-- BEGIN Listed entries --

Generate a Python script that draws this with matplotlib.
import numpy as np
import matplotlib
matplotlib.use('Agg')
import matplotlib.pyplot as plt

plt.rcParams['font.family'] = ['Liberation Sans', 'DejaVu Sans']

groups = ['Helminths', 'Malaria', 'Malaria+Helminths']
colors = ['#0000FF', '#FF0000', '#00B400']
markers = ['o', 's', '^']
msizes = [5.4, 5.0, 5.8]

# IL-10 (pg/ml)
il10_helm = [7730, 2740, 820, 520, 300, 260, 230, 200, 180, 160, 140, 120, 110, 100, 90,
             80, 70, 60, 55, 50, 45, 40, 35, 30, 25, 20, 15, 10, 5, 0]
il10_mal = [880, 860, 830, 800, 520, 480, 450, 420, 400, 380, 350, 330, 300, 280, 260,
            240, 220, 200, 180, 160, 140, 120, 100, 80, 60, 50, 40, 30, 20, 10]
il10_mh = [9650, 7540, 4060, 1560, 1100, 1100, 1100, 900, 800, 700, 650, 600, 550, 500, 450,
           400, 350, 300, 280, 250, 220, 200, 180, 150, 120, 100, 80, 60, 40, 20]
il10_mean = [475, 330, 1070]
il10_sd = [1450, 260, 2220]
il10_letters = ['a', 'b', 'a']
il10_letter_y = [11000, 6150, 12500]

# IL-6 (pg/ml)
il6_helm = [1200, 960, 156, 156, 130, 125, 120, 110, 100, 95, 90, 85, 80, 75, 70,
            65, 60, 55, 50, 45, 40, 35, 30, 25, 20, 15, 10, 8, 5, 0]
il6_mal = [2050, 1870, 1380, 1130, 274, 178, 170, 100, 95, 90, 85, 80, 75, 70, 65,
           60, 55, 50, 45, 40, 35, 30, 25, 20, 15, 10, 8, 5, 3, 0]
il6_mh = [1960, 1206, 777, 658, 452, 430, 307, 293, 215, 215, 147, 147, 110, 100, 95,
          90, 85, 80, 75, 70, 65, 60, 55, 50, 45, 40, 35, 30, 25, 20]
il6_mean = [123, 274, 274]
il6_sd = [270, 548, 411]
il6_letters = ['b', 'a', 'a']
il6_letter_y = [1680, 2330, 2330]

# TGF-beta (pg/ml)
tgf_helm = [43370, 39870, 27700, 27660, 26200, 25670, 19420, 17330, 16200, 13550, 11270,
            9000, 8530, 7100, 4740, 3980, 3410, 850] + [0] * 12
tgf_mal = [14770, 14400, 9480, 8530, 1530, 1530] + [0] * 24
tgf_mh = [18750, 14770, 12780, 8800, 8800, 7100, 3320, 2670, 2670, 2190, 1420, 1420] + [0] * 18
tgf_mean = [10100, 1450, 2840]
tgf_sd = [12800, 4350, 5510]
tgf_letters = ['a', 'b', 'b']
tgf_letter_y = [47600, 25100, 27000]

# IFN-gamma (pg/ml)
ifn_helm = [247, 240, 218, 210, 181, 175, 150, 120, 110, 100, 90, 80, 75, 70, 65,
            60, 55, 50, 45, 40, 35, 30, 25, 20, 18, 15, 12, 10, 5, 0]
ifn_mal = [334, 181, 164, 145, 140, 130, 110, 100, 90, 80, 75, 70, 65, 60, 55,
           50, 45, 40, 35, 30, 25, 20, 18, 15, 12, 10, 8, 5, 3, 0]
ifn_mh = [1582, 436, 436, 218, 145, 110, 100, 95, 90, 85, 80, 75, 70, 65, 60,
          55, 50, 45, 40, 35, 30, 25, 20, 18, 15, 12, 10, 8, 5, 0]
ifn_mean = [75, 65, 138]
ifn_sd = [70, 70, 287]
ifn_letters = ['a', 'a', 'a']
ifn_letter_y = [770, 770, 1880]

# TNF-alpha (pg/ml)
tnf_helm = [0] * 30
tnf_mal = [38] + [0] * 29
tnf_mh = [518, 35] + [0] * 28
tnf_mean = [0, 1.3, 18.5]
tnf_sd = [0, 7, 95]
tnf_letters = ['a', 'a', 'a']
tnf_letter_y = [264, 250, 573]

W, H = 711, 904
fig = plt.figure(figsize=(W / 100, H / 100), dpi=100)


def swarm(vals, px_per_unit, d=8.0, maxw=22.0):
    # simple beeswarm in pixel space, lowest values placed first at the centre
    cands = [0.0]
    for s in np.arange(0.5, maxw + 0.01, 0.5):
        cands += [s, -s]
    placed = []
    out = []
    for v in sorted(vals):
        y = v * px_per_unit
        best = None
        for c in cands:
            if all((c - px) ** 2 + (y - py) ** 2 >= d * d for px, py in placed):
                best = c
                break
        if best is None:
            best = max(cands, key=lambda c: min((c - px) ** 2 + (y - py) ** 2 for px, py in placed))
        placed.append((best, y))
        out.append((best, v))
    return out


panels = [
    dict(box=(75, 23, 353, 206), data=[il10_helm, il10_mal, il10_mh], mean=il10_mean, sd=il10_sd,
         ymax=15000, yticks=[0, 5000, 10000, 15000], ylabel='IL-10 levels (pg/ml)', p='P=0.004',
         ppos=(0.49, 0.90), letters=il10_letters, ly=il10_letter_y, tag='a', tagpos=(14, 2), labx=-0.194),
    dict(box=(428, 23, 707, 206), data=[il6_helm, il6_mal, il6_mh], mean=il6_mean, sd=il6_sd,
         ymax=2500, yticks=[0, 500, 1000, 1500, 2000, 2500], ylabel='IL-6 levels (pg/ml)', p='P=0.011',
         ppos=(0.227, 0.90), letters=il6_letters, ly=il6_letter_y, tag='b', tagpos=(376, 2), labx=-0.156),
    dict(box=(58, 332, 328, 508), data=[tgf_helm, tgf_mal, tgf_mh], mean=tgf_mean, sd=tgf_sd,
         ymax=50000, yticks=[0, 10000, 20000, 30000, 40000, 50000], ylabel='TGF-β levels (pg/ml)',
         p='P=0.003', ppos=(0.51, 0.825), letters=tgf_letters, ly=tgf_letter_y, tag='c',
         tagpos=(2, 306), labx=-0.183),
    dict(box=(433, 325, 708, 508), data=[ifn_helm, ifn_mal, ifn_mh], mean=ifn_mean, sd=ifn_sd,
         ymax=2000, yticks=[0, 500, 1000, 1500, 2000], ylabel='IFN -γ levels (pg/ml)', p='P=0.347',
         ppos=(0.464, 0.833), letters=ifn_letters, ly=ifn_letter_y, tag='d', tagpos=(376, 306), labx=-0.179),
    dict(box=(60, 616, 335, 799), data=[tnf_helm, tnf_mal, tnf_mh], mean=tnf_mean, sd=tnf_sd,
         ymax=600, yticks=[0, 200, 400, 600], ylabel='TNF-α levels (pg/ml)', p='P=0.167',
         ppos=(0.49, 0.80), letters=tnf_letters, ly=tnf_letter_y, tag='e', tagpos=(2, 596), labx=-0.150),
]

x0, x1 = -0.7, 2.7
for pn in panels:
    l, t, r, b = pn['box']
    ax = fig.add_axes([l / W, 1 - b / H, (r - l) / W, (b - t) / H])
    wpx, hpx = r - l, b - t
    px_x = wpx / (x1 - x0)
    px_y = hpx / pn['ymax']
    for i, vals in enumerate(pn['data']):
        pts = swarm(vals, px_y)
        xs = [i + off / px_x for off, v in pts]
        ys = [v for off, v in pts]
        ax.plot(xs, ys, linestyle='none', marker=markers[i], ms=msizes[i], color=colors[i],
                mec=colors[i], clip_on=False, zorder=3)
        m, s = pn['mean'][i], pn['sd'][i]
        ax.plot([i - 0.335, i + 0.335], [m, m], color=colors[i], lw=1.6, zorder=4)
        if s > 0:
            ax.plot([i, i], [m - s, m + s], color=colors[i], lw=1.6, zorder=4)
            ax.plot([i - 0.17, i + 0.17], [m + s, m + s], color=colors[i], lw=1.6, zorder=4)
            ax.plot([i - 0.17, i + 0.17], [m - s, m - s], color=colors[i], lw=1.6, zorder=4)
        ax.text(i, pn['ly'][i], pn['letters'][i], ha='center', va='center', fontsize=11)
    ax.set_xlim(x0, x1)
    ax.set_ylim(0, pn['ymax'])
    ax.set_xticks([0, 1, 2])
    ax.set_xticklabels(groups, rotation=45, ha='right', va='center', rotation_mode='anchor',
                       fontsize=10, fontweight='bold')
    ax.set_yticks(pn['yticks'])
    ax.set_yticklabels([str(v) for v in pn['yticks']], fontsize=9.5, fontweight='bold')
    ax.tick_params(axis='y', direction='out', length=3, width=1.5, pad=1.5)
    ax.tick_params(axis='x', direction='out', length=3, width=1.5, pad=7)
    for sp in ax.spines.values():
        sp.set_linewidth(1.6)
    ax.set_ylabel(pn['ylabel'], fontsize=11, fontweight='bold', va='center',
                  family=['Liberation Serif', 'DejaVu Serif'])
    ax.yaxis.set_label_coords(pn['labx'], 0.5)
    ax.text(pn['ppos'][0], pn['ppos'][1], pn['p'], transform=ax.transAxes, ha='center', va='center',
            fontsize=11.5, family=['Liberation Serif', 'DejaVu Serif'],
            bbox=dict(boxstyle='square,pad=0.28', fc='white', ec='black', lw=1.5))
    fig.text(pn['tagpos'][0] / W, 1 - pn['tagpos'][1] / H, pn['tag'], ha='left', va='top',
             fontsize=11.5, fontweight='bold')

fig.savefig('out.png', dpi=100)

-- END Listed entries --
-- BEGIN Listed entries --

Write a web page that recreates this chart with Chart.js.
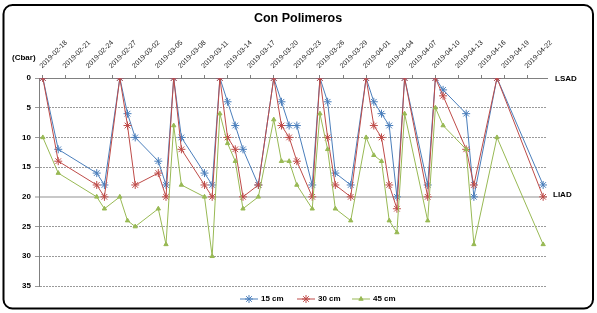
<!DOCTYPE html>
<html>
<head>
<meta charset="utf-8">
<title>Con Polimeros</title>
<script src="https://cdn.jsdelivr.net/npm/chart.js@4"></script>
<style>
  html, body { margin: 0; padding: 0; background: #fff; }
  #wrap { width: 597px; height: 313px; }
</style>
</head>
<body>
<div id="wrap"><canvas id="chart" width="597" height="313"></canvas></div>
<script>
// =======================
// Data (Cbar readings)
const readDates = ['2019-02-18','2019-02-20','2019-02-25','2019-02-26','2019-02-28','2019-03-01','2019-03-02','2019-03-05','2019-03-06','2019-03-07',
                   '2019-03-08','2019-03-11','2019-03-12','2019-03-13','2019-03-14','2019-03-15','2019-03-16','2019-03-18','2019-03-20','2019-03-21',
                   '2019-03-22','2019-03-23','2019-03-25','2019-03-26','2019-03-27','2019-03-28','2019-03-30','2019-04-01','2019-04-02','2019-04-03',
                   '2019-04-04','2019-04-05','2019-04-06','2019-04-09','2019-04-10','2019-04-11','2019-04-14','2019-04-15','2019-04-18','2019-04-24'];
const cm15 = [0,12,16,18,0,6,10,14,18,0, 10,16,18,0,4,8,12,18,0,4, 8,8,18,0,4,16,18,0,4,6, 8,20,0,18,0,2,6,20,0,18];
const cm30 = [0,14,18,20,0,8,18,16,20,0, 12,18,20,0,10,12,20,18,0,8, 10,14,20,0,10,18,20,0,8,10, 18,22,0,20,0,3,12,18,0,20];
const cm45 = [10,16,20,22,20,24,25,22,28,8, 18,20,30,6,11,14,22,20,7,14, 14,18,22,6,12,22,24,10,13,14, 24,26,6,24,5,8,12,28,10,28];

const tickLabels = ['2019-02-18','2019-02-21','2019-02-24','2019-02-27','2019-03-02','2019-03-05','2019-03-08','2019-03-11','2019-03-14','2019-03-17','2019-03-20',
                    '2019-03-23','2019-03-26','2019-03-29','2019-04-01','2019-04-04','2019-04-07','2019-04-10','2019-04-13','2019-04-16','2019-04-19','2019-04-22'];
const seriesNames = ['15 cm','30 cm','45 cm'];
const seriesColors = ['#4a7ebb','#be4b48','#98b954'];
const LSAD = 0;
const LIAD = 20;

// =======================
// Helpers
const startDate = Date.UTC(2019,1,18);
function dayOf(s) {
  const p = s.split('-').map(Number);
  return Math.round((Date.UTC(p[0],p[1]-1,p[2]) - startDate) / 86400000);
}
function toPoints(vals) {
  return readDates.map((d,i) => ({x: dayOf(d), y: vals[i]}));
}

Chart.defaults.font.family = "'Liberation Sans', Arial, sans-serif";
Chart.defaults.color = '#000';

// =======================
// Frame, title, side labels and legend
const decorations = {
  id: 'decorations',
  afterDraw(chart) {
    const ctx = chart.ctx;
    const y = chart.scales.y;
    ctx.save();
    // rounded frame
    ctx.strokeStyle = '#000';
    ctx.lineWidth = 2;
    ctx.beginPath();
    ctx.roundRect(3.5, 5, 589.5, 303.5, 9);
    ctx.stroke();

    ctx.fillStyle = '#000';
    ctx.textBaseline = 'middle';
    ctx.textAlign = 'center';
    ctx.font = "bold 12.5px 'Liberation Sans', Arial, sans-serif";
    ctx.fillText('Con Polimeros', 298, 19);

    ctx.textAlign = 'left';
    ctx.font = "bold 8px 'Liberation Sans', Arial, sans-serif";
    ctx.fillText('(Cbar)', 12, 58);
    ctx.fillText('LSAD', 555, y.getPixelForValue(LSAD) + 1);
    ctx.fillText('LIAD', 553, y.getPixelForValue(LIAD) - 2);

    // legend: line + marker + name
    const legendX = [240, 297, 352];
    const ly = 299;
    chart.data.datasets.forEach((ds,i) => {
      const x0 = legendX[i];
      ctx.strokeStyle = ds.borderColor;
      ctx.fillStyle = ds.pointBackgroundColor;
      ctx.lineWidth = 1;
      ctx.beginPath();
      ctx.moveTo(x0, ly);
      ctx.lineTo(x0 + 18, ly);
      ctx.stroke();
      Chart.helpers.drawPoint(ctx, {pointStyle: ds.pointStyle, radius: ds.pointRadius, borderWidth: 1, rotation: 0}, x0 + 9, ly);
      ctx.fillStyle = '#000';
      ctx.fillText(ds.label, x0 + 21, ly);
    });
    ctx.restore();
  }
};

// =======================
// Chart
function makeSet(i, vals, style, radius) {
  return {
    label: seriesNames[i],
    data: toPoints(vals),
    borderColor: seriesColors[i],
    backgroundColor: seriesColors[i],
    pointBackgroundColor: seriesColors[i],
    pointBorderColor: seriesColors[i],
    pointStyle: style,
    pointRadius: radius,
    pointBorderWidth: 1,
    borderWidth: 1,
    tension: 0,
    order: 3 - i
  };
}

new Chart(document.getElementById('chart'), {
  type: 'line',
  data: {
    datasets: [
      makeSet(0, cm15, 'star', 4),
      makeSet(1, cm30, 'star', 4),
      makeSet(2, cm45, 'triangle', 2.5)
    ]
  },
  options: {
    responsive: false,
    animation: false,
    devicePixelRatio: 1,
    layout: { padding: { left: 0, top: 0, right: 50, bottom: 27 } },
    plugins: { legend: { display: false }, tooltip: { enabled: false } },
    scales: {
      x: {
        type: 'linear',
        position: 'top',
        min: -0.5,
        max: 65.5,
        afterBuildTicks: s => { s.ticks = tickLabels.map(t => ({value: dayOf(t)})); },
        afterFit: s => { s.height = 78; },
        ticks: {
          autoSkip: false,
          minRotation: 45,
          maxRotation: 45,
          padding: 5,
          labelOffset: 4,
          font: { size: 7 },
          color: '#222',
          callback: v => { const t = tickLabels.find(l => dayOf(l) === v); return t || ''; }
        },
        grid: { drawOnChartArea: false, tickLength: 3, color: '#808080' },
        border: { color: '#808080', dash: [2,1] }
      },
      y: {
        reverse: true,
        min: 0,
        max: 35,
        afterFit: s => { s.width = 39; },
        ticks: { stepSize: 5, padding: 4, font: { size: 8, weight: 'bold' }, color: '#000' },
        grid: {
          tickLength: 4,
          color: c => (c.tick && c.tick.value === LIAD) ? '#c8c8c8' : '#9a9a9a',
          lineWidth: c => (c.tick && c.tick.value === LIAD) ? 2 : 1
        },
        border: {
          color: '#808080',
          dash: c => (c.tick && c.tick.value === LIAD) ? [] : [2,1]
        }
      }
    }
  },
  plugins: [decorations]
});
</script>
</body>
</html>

-- END Listed entries --
-- BEGIN Listed entries --

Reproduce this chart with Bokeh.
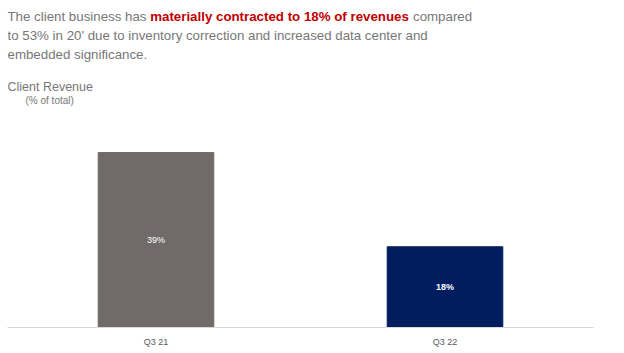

-- END Listed entries --

Only the lines from the one bearing "Generate a Python" through the one bearing "il6_letter_y = [1680, 2330, 2330]" should be repeated, exactly as given.

Solution below:
Generate a Python script that draws this with matplotlib.
import numpy as np
import matplotlib
matplotlib.use('Agg')
import matplotlib.pyplot as plt

plt.rcParams['font.family'] = ['Liberation Sans', 'DejaVu Sans']

groups = ['Helminths', 'Malaria', 'Malaria+Helminths']
colors = ['#0000FF', '#FF0000', '#00B400']
markers = ['o', 's', '^']
msizes = [5.4, 5.0, 5.8]

# IL-10 (pg/ml)
il10_helm = [7730, 2740, 820, 520, 300, 260, 230, 200, 180, 160, 140, 120, 110, 100, 90,
             80, 70, 60, 55, 50, 45, 40, 35, 30, 25, 20, 15, 10, 5, 0]
il10_mal = [880, 860, 830, 800, 520, 480, 450, 420, 400, 380, 350, 330, 300, 280, 260,
            240, 220, 200, 180, 160, 140, 120, 100, 80, 60, 50, 40, 30, 20, 10]
il10_mh = [9650, 7540, 4060, 1560, 1100, 1100, 1100, 900, 800, 700, 650, 600, 550, 500, 450,
           400, 350, 300, 280, 250, 220, 200, 180, 150, 120, 100, 80, 60, 40, 20]
il10_mean = [475, 330, 1070]
il10_sd = [1450, 260, 2220]
il10_letters = ['a', 'b', 'a']
il10_letter_y = [11000, 6150, 12500]

# IL-6 (pg/ml)
il6_helm = [1200, 960, 156, 156, 130, 125, 120, 110, 100, 95, 90, 85, 80, 75, 70,
            65, 60, 55, 50, 45, 40, 35, 30, 25, 20, 15, 10, 8, 5, 0]
il6_mal = [2050, 1870, 1380, 1130, 274, 178, 170, 100, 95, 90, 85, 80, 75, 70, 65,
           60, 55, 50, 45, 40, 35, 30, 25, 20, 15, 10, 8, 5, 3, 0]
il6_mh = [1960, 1206, 777, 658, 452, 430, 307, 293, 215, 215, 147, 147, 110, 100, 95,
          90, 85, 80, 75, 70, 65, 60, 55, 50, 45, 40, 35, 30, 25, 20]
il6_mean = [123, 274, 274]
il6_sd = [270, 548, 411]
il6_letters = ['b', 'a', 'a']
il6_letter_y = [1680, 2330, 2330]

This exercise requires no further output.